Omar Tom Fitness Challenge
Omar Tom is participating in the Dubai Fitness Challenge following two kidney transplants Image Credit: Hamad Saleh

Thirty consecutive days of exercise is tough enough for the average participant, but for Omar Tom, the Dubai Fitness Challenge poses extra challenges. Tom, 29, suffered from kidney reflux as a two-year-old. “It’s actually quite normal to occur in babies — it causes minor scarring to the kidneys, and over time the kidney repairs itself,” he says. “Unfortunately, over time one of mine didn’t repair as well as the other, which resulted in kidney dysplasia.” Tom underwent a kidney transplant — donated by his father — in 2010 and then another transplant — this one given by his brother — in 2016. After months of training, he’s now in the middle of the Dubai Fitness Challenge.

Post-operation hurdles

What sort of challenges does one face after a kidney transplant? “My body ended up getting bigger — I’d bloat — with water retention and I’d gain a lot of weight because of the medication,” explains Tom. “From being a jock at school and university to gaining all of this weight, losing it in 2013 and then gaining it back again in 2016 after the second surgery… it kind of messes up your entire system.” Tom represented his high school — Choueifat Sharjah — in basketball, football and cross-country, so it was painful for him to feel his body losing its shape post-surgery. “I was always a fairly slim person, up until the surgery and then it went downhill.”

Fitness comeback

For Tom, the toughest aspect of getting back into shape after his transplants was something fundamental: breathing. “Because I hadn’t exercised as well since I was much younger, in my head I always thought my stamina is better than it actually is. That’s probably the biggest disappointment — when you realise you’re actually not that fit. The other thing that was hard was the discipline and being able to commit. I’d get really excited at the beginning and would get really into [working out] for a couple of weeks and then I’d fall off the wagon.” This was a continuous cycle for him, and one that only broke with a set routine. “We’re creatures of habit, so I find that once I make it the first two times back in the gym or for a run, it picks up pace on its own and becomes a regular routine.

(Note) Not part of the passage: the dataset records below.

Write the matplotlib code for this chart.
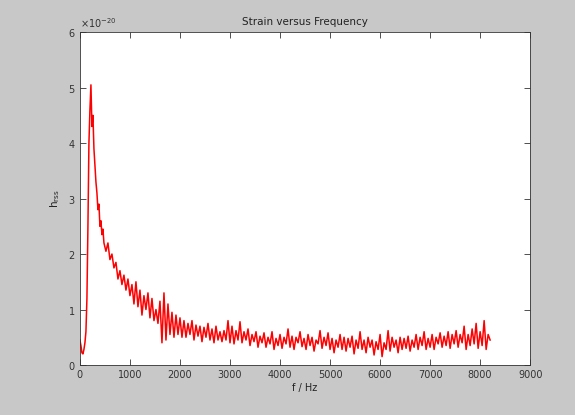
import numpy as np
import matplotlib
matplotlib.use("Agg")
import matplotlib.pyplot as plt
from matplotlib.ticker import ScalarFormatter

# Low-frequency part (Hz, strain in units of 1e-20)
freq_low = [0, 20, 40, 60, 80, 100, 120, 140, 160, 180, 200, 220, 240, 260,
            280, 300, 320, 340, 360, 380, 400, 420, 440, 460, 480]
h_low = [0.45, 0.35, 0.22, 0.2, 0.28, 0.4, 0.6, 1.2, 2.5, 4.0, 4.6, 5.05, 4.3,
         4.5, 3.9, 3.6, 3.3, 3.1, 2.8, 2.9, 2.5, 2.6, 2.35, 2.45, 2.2]

# Higher-frequency part, 40 Hz steps from 520 Hz to 8200 Hz
freq_high_start, freq_high_step = 520, 40
h_high = [
    2.05, 2.2, 1.9, 2.0, 1.75, 1.85, 1.55, 1.7, 1.45, 1.62,
    1.35, 1.55, 1.25, 1.45, 1.1, 1.5, 1.05, 1.35, 0.9, 1.25,
    1.0, 1.3, 0.85, 1.2, 0.8, 1.0, 0.75, 1.15, 0.4, 1.3,
    0.45, 1.1, 0.55, 0.95, 0.5, 0.9, 0.55, 0.85, 0.5, 0.8,
    0.5, 0.75, 0.55, 0.8, 0.45, 0.72, 0.52, 0.7, 0.42, 0.68,
    0.5, 0.75, 0.45, 0.65, 0.4, 0.7, 0.45, 0.6, 0.42, 0.62,
    0.45, 0.8, 0.4, 0.7, 0.38, 0.62, 0.45, 0.78, 0.4, 0.6,
    0.45, 0.65, 0.35, 0.55, 0.42, 0.6, 0.32, 0.52, 0.4, 0.58,
    0.32, 0.5, 0.38, 0.6, 0.28, 0.48, 0.35, 0.55, 0.3, 0.5,
    0.38, 0.65, 0.32, 0.52, 0.28, 0.5, 0.4, 0.6, 0.33, 0.48,
    0.28, 0.55, 0.35, 0.5, 0.25, 0.45, 0.38, 0.62, 0.3, 0.5,
    0.35, 0.58, 0.28, 0.48, 0.22, 0.45, 0.32, 0.55, 0.28, 0.5,
    0.25, 0.48, 0.32, 0.52, 0.2, 0.45, 0.3, 0.6, 0.28, 0.45,
    0.22, 0.5, 0.32, 0.45, 0.18, 0.42, 0.28, 0.55, 0.15, 0.4,
    0.28, 0.62, 0.25, 0.5, 0.32, 0.45, 0.22, 0.5, 0.28, 0.48,
    0.3, 0.52, 0.25, 0.45, 0.32, 0.55, 0.28, 0.5, 0.35, 0.6,
    0.28, 0.48, 0.32, 0.55, 0.28, 0.5, 0.38, 0.58, 0.32, 0.52,
    0.35, 0.6, 0.3, 0.55, 0.38, 0.62, 0.32, 0.55, 0.4, 0.7,
    0.28, 0.55, 0.35, 0.65, 0.38, 0.75, 0.3, 0.6, 0.35, 0.8,
    0.28, 0.55, 0.45,
]
freq_high = freq_high_start + freq_high_step * np.arange(len(h_high))

freq = np.concatenate([freq_low, freq_high])
h = np.concatenate([h_low, h_high]) * 1e-20

title = "Strain versus Frequency"
xlabel = "f / Hz"
ylabel = r"h$_{\rm rss}$"
xticks = [0, 1000, 2000, 3000, 4000, 5000, 6000, 7000, 8000, 9000]
yticks = [0, 1e-20, 2e-20, 3e-20, 4e-20, 5e-20, 6e-20]

bg = "#c8c8c8"
fig = plt.figure(figsize=(5.75, 4.15), dpi=100, facecolor=bg)
ax = fig.add_axes([0.139, 0.1205, 0.783, 0.802])
ax.set_facecolor("white")
ax.plot(freq, h, color="red", lw=1.1)

ax.set_xlim(0, 9000)
ax.set_ylim(0, 6e-20)
ax.set_xticks(xticks)
ax.set_yticks(yticks)
fmt = ScalarFormatter(useMathText=True)
fmt.set_powerlimits((0, 0))
ax.yaxis.set_major_formatter(fmt)
ax.yaxis.get_offset_text().set_fontsize(7)
ax.tick_params(direction="in", top=True, right=True, labelsize=7,
               length=4, width=0.6, colors="#333333")
for s in ax.spines.values():
    s.set_linewidth(0.6)
    s.set_color("#333333")

ax.set_title(title, fontsize=7.5, pad=5, color="#222222")
ax.set_xlabel(xlabel, fontsize=7, labelpad=2, color="#222222")
ax.set_ylabel(ylabel, fontsize=7.5, labelpad=4, color="#222222")

fig.savefig("out.png", dpi=100, facecolor=bg)
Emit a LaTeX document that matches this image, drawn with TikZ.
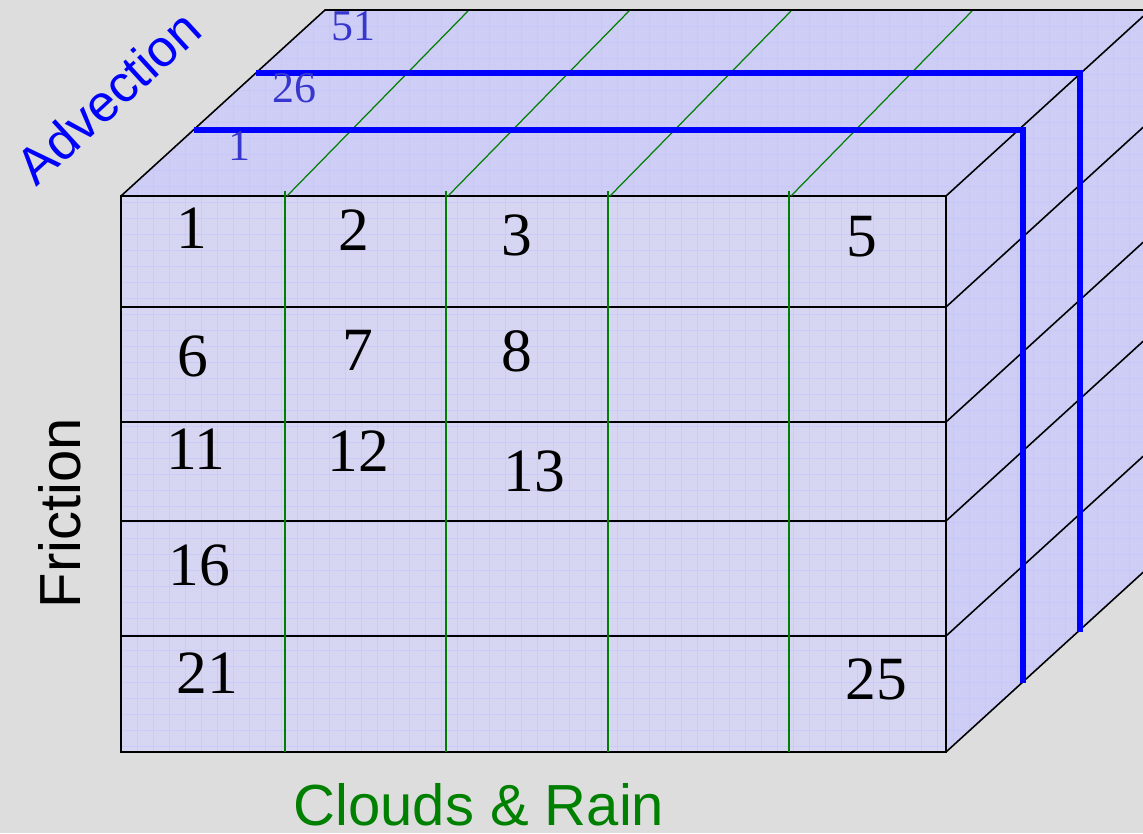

“Since April I’ve been pretty consistent in terms of working out. There’ve been ups and downs but I’ve lost about 15kg and I’m able to run. Before, I could barely do 500 metres — now I average 4-4.5km on a steady run. I’m doing weights as well, strength and fitness CrossFit and yoga. I keep fairly busy in that sense, but this is the first time I’m exercising for 30 days non-stop.”

This is a benchmark for me, and after the 30-day challenge I’m going to find the next one.

- Omar Tom

Tom’s doctors have banned him from contact sports — “I avoid anything that risks me getting hit in the lower abdomen where the transplanted kidneys are” — and advised him to drink a lot of water. “I have 4-4.5 litres a day. In terms of diet, my own guidelines are actually stricter than what the doctor recommends.”

Regrets 

If there’s one thing Tom regrets, it’s the fear he used to feel. “That was the hardest thing I had to deal with at the time, especially around the first surgery. The idea that you’re not going to be normal because you’re going to be taking medications for the rest of your life — that’s a very scary thought. You want to be like everybody else and you won’t be able to enjoy life like them. At 21, you want to have fun and the idea and that you can’t is very scary. Because of that, I kind of held back and didn’t do so many things that I wanted to do. In hindsight, I’m now doing a lot more than I thought I could do — not only in fitness, but generally.” Thanks to the Dukkan Show, his culture-focused podcast with more than 128 episodes, Tom was able to launch a publishing and advertising agency under the same brand. His fitness journey has even been sponsored by Nike.

“It’s funny because when I first started and was sitting with the Nike team and they asked me what my plans and goals were, I told them my immediate goal was to be able to compete in the 30-day challenge. I was never that consistent with my exercise, just three or four days a week and that was it.” Tom was training to be able to exercise for 30 days. “This is a benchmark for me, and after the 30-day challenge I’m going to find the next one.” He’s interested in the upcoming ADNOC Marathon (“Not the whole thing, probably — just 5km for now”) and is pondering Mount Kilimanjaro for the future.